Regulation and Market Control in Agriculture
Farm equipment markets operate under unique regulatory constraints that prevent Amazon-like consolidation. Antitrust scrutiny around John Deere’s market share is increasing, particularly in discussions around right-to-repair and data ownership. The U.S.
Department of Justice and state attorneys general are watching consolidation in agricultural equipment closely, and any moves by Deere to mandate use of its digital platforms in exchange for equipment could trigger regulatory action. Additionally, food security concerns mean governments are protective of agricultural data and infrastructure in ways they are not with consumer e-commerce. Several countries have regulations requiring that farm data remain within national borders, which prevents a single global platform from achieving the kind of planetary scale that Amazon enjoys. These regulatory barriers will likely persist and deepen as precision agriculture becomes more strategic to national food security.
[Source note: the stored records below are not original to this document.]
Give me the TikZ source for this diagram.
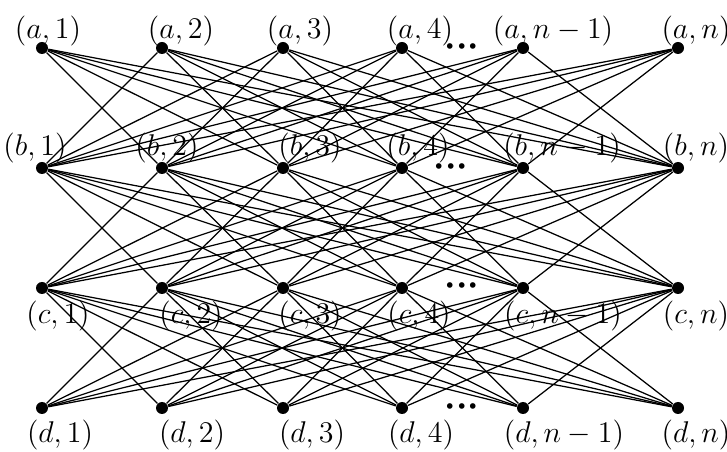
\documentclass[tikz,border=0pt]{standalone}
\usepackage{amsmath}
\begin{document}
\begin{tikzpicture}[x=0.4pt,y=-0.4pt,
  vtx/.style={circle,fill=black,inner sep=0pt,minimum size=4.8pt},
  lbl/.style={inner sep=0pt,font=\large},
  edge/.style={line width=0.5pt},
  dotsnode/.style={inner sep=0pt,font=\Large}]
\useasboundingbox (0,0) rectangle (727,452);
% vertices
\foreach \r/\y in {a/48,b/168,c/288,d/408}{
  \foreach \i/\x in {1/42,2/162,3/283,4/402,5/523,6/678}{
    \node[vtx] (\r\i) at (\x,\y) {};
  }
}
% edges between consecutive rows, all i != j
\foreach \r/\s in {a/b,b/c,c/d}{
  \foreach \i in {1,...,6}{
    \foreach \j in {1,...,6}{
      \ifnum\i=\j\else
        \draw[edge] (\r\i) -- (\s\j);
      \fi
    }
  }
}
% labels
\node[lbl] (la1) at (48,31) {$(a,1)$};
\node[lbl] (la2) at (181,31) {$(a,2)$};
\node[lbl] (la3) at (300,31) {$(a,3)$};
\node[lbl] (la4) at (420,31) {$(a,4)$};
\node[lbl] (la5) at (553,31) {$(a,n-1)$};
\node[lbl] (la6) at (696,31) {$(a,n)$};
\node[lbl] (lb1) at (35,148) {$(b,1)$};
\node[lbl] (lb2) at (167,148) {$(b,2)$};
\node[lbl] (lb3) at (310,148) {$(b,3)$};
\node[lbl] (lb4) at (418,148) {$(b,4)$};
\node[lbl] (lb5) at (562,148) {$(b,n-1)$};
\node[lbl] (lb6) at (696,148) {$(b,n)$};
\node[lbl] (lc1) at (58,316) {$(c,1)$};
\node[lbl] (lc2) at (191,316) {$(c,2)$};
\node[lbl] (lc3) at (310,316) {$(c,3)$};
\node[lbl] (lc4) at (419,316) {$(c,4)$};
\node[lbl] (lc5) at (563,316) {$(c,n-1)$};
\node[lbl] (lc6) at (696,316) {$(c,n)$};
\node[lbl] (ld1) at (60,435) {$(d,1)$};
\node[lbl] (ld2) at (192,435) {$(d,2)$};
\node[lbl] (ld3) at (312,435) {$(d,3)$};
\node[lbl] (ld4) at (421,435) {$(d,4)$};
\node[lbl] (ld5) at (564,435) {$(d,n-1)$};
\node[lbl] (ld6) at (696,435) {$(d,n)$};
% dots
\node[dotsnode] (da) at (462,47) {$\boldsymbol{{\cdot}{\cdot}{\cdot}}$};
\node[dotsnode] (db) at (451,167) {$\boldsymbol{{\cdot}{\cdot}{\cdot}}$};
\node[dotsnode] (dc) at (462,286) {$\boldsymbol{{\cdot}{\cdot}{\cdot}}$};
\node[dotsnode] (dd) at (462,407) {$\boldsymbol{{\cdot}{\cdot}{\cdot}}$};
\end{tikzpicture}
\end{document}
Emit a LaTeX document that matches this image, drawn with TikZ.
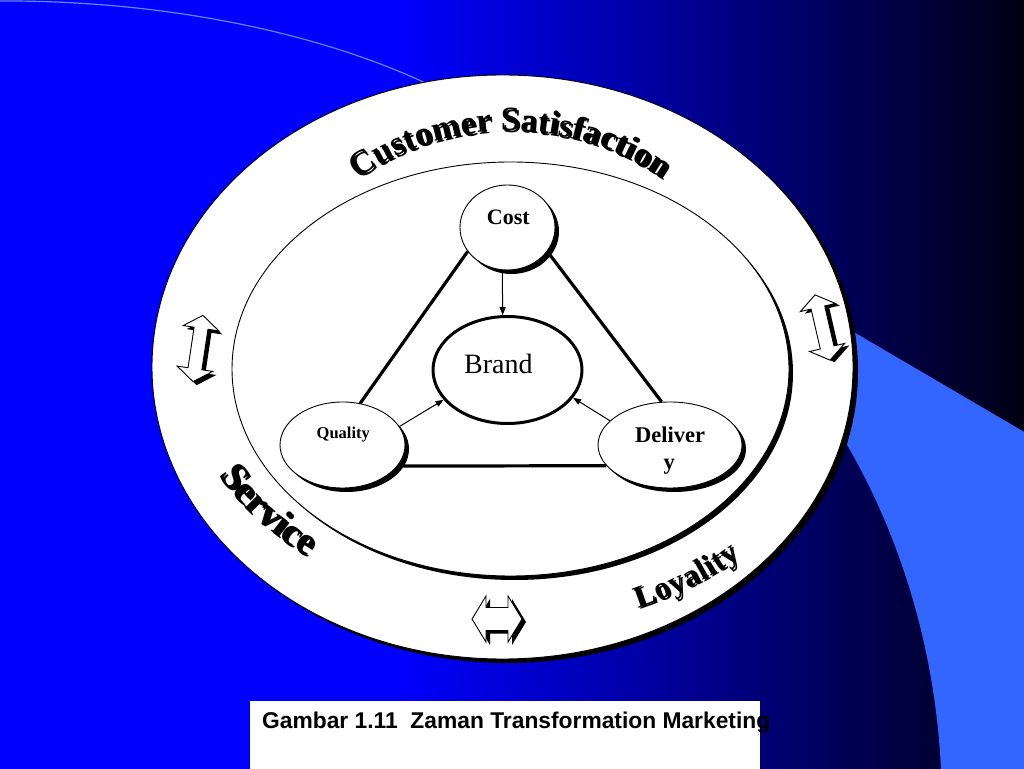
\documentclass[tikz,border=0pt]{standalone}
\usepackage{fontspec}
\setmainfont{Liberation Serif}
\newfontfamily\capfont{Liberation Sans}
\usetikzlibrary{shapes.geometric,shadows,decorations.text,arrows.meta}
\definecolor{bgblue}{RGB}{0,0,255}
\definecolor{bgdark}{RGB}{0,0,18}
\definecolor{lightblue}{RGB}{51,102,255}
\definecolor{curveblue}{RGB}{95,135,255}
\begin{document}
\begin{tikzpicture}[x=1pt,y=1pt,
  thinell/.style={ellipse, draw=black, line width=0.9pt, fill=white, inner sep=0pt},
  shad/.style={drop shadow={shadow xshift=4pt, shadow yshift=-4pt, fill=black, opacity=1}},
  conn/.style={line width=3.2pt},
  thinarrow/.style={line width=1pt, -{Triangle[length=8pt,width=6pt]}},
  lbl/.style={inner sep=0pt, anchor=base},
  pics/dblarrow/.style n args={6}{code={
    \fill[black, shift={(#5,#6)}] (0,{#1/2}) -- ({#2/2},{#1/2-#3}) -- ({#4/2},{#1/2-#3}) -- ({#4/2},{-#1/2+#3}) -- ({#2/2},{-#1/2+#3}) -- (0,{-#1/2}) -- ({-#2/2},{-#1/2+#3}) -- ({-#4/2},{-#1/2+#3}) -- ({-#4/2},{#1/2-#3}) -- ({-#2/2},{#1/2-#3}) -- cycle;
    \draw[fill=white, line width=0.9pt] (0,{#1/2}) -- ({#2/2},{#1/2-#3}) -- ({#4/2},{#1/2-#3}) -- ({#4/2},{-#1/2+#3}) -- ({#2/2},{-#1/2+#3}) -- (0,{-#1/2}) -- ({-#2/2},{-#1/2+#3}) -- ({-#4/2},{-#1/2+#3}) -- ({-#4/2},{#1/2-#3}) -- ({-#2/2},{#1/2-#3}) -- cycle;
  }}
]
\useasboundingbox (0,0) rectangle (1024,768);
% background
\fill[bgblue] (-2,-2) rectangle (401,770);
\shade[left color=bgblue, right color=bgdark] (400,-2) rectangle (1026,770);
% light blue shape on the right
\fill[lightblue] (820,455.7) -- (1026,335) -- (1026,-2) -- (941,-2) .. controls (935,128) and (895,248) .. (835,343) -- cycle;
% thin curve top left
\draw[curveblue, line width=1.2pt] (-2,767) .. controls (170,768) and (330,733) .. (440,678);
% outer and inner ellipses
\draw[line width=0.9pt, fill=white, drop shadow={shadow xshift=5pt, shadow yshift=-4pt, fill=black, opacity=1}] (502.5,401) ellipse [x radius=350.5, y radius=292];
\draw[line width=0.9pt, fill=white, drop shadow={shadow xshift=4pt, shadow yshift=-4pt, fill=black, opacity=1}] (510.5,399) ellipse [x radius=278.5, y radius=207];
% nodes
\node[thinell, shad, minimum width=95pt, minimum height=85pt] (cost) at (507.5,540.5) {};
\node[ellipse, draw, line width=3pt, fill=white, inner sep=0pt, minimum width=149pt, minimum height=107pt] (brand) at (507.5,398) {};
\node[thinell, shad, minimum width=125pt, minimum height=86pt] (quality) at (342.5,323) {};
\node[thinell, shad, minimum width=144pt, minimum height=86pt] (delivery) at (670,323) {};
% texts in nodes
\node[lbl, font=\bfseries\fontsize{22}{22}\selectfont] (costtxt) at (508.3,543) {Cost};
\node[lbl, font=\fontsize{28}{28}\selectfont] (brandtxt) at (498.3,394.7) {Brand};
\node[lbl, font=\bfseries\fontsize{16.5}{16.5}\selectfont] (qualtxt) at (343.3,329.7) {Quality};
\node[lbl, font=\bfseries\fontsize{22.5}{22.5}\selectfont] (deltxta) at (670,325.3) {Deliver};
\node[lbl, font=\bfseries\fontsize{22.5}{22.5}\selectfont] (deltxtb) at (669.3,298) {y};
% connectors
\draw[conn] (quality.67) -- (cost.211);
\draw[conn] (cost.-31) -- (delivery.101);
\draw[conn] (quality.-21) -- (delivery.198.5);
\draw[thinarrow] (cost.263.5) -- (brand.95);
\draw[thinarrow] (quality.18) -- (brand.205);
\draw[thinarrow] (delivery.158) -- (brand.-23);
% double arrows
\pic[rotate=-8.5] (arrowleft) at (198,419.5) {dblarrow={67}{36}{13}{14}{4}{-3}};
\pic[rotate=13] (arrowright) at (822.5,440.5) {dblarrow={67}{36}{13}{14}{4}{-3}};
\pic[rotate=90] (arrowbottom) at (497,149) {dblarrow={50}{46}{14}{23}{-3}{-4}};
% curved texts (with a shadow copy, as in the word art)
\foreach \sx/\sy in {1.8/-1.8, 0/0}{
\path[shift={(\sx,\sy)}, decorate, decoration={text along path, text align=fit to path,
  text={|\bfseries\fontsize{34}{34}\selectfont|Customer Satisfaction}}]
  (510,372) ++(125:265) arc[start angle=125, end angle=55, radius=265];
\path[shift={(\sx,\sy)}, decorate, decoration={text along path, text align=fit to path,
  text={|\bfseries\fontsize{39}{39}\selectfont|Service}}]
  (505,399) ++(206.5:320 and 238) arc[start angle=206.5, end angle=232, x radius=320, y radius=238];
\path[shift={(\sx,\sy)}, decorate, decoration={text along path, text align=fit to path,
  text={|\bfseries\fontsize{31}{31}\selectfont|Loyality}}]
  (505,399) ++(-66.8:340 and 260) arc[start angle=-66.8, end angle=-46.2, x radius=340, y radius=260];
}
% caption
\fill[white] (250,-2) rectangle (760,67);
\node[anchor=base west, inner sep=0pt, font=\capfont\bfseries\fontsize{22.8}{22.8}\selectfont] (caption) at (262,40) {Gambar 1.11\ \ Zaman Transformation Marketing};
\end{tikzpicture}
\end{document}
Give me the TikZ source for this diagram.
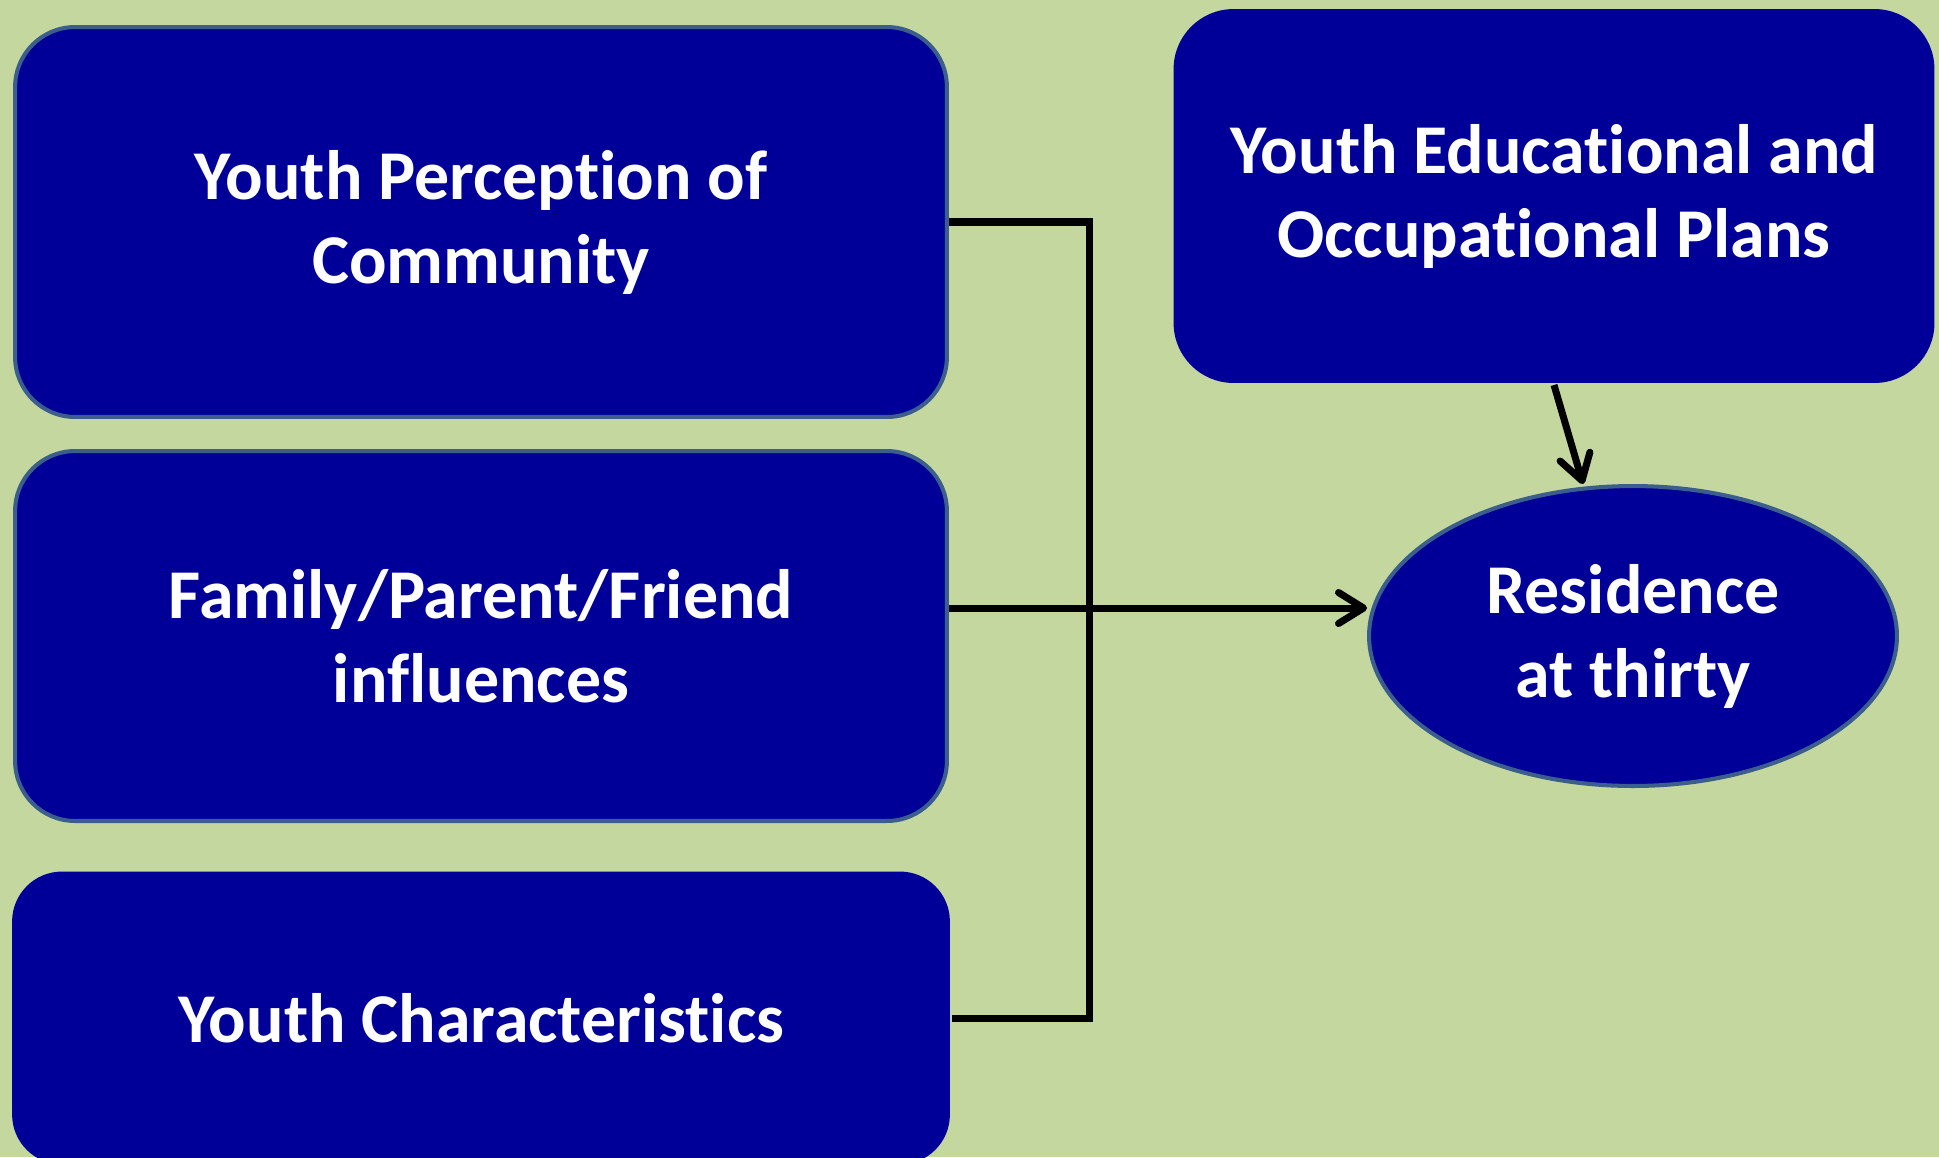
\documentclass[tikz,border=0pt]{standalone}
\usepackage{fontspec}
\setmainfont[Ligatures=NoCommon]{Carlito}
\usepackage{tikz}
\usetikzlibrary{arrows.meta}
\usetikzlibrary{shapes.geometric}

\begin{document}
\begin{tikzpicture}[x=0.02cm,y=-0.02cm,
  factor/.style={draw=edgeColor, line width=2.3pt, fill=boxColor, rounded corners=1.2cm, text=white, align=center, inner sep=0pt, font=\bfseries\fontsize{39.8}{47.8}\selectfont},
  plain/.style={factor, draw=none},
  outcome/.style={factor, ellipse, rounded corners=0pt},
  link/.style={line width=4pt, color=black},
  arr/.style={link, -{Straight Barb[length=0.5cm, width=0.62cm, line cap=round, line join=round]}}]
\definecolor{bgColor}{RGB}{196,215,159}
\definecolor{boxColor}{RGB}{0,0,153}
\definecolor{edgeColor}{RGB}{59,94,140}
\fill[bgColor] (0,0) rectangle (1939,1157);
\useasboundingbox (0,0) rectangle (1939,1157);
\node[factor, minimum width=18.64cm, minimum height=7.8cm] (percep) at (481,222) {Youth Perception of\\Community};
\node[factor, minimum width=18.64cm, minimum height=7.4cm] (family) at (481,636) {Family/Parent/Friend\\influences};
\node[plain, minimum width=18.76cm, minimum height=5.86cm, rounded corners=1cm] (chars) at (481,1018) {Youth Characteristics};
\node[plain, minimum width=15.22cm, minimum height=7.48cm] (plans) at (1554,196) {Youth Educational and\\Occupational Plans};
\node[outcome, minimum width=10.56cm, minimum height=6cm] (resid) at (1633,636) {Residence\\at thirty};
\draw[link] (percep.east) -- ++(141,0) coordinate (bustop) -- (bustop |- chars.east) -- (chars.east);
\draw[arr] ([yshift=0.56cm]family.east) -- ([yshift=0.56cm]family.east -| resid.west);
\draw[arr] (plans.south) -- ([xshift=-1cm]resid.north);
\end{tikzpicture}
\end{document}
The Future Shape of Farm Automation
Rather than converging on a single dominant platform, farm automation is likely to follow a hub-and-spoke model where multiple platforms (deJohn Deere, Bayer, AGCO, and potentially new entrants) each serve substantial customer bases and compete on interoperability and user experience rather than exclusive ecosystems. Open standards like ISOBUS and emerging open-source platforms may gradually shift power toward farmers and away from monolithic equipment makers, similar to how Linux disrupted operating system dominance.
The “Amazon of farm automation” may ultimately be a concept that never fully materializes because farming’s complexity, regional variation, and regulatory constraints prevent the kind of total platform dominance that works in e-commerce. What will likely emerge instead is a more balanced ecosystem where farmers retain more choice, platforms compete on real value delivered rather than lock-in, and no single player controls the market. This fragmentation may slow innovation in some areas, but it preserves farmer autonomy—which, for many agricultural operators, is more valuable than the convenience of a single integrated platform.
Conclusion
The quest for “the Amazon of farm automation” reveals that large-scale consolidation around a single dominant platform may be neither achievable nor desirable in agriculture. While John Deere remains the closest approximation to such a player, technical barriers to interoperability, farmer resistance to data centralization, regulatory constraints, and competing platforms all work against total platform dominance. The factors that enabled Amazon’s takeover of retail—standardization, convenience, and willingness to use customer data for advantage—run into friction in agriculture, where farms vary dramatically and data autonomy matters deeply to operators.
The practical takeaway for farmers and technologists is that the future likely belongs to modular, interoperable systems rather than monolithic platforms. Investing in open standards, data portability, and vendor-agnostic solutions will provide more resilience and flexibility than betting on any single dominant platform. Rather than waiting for the “Amazon of farm automation” to emerge, the industry is better served by creating the conditions for competition and transparency that allow farmers to integrate solutions on their own terms.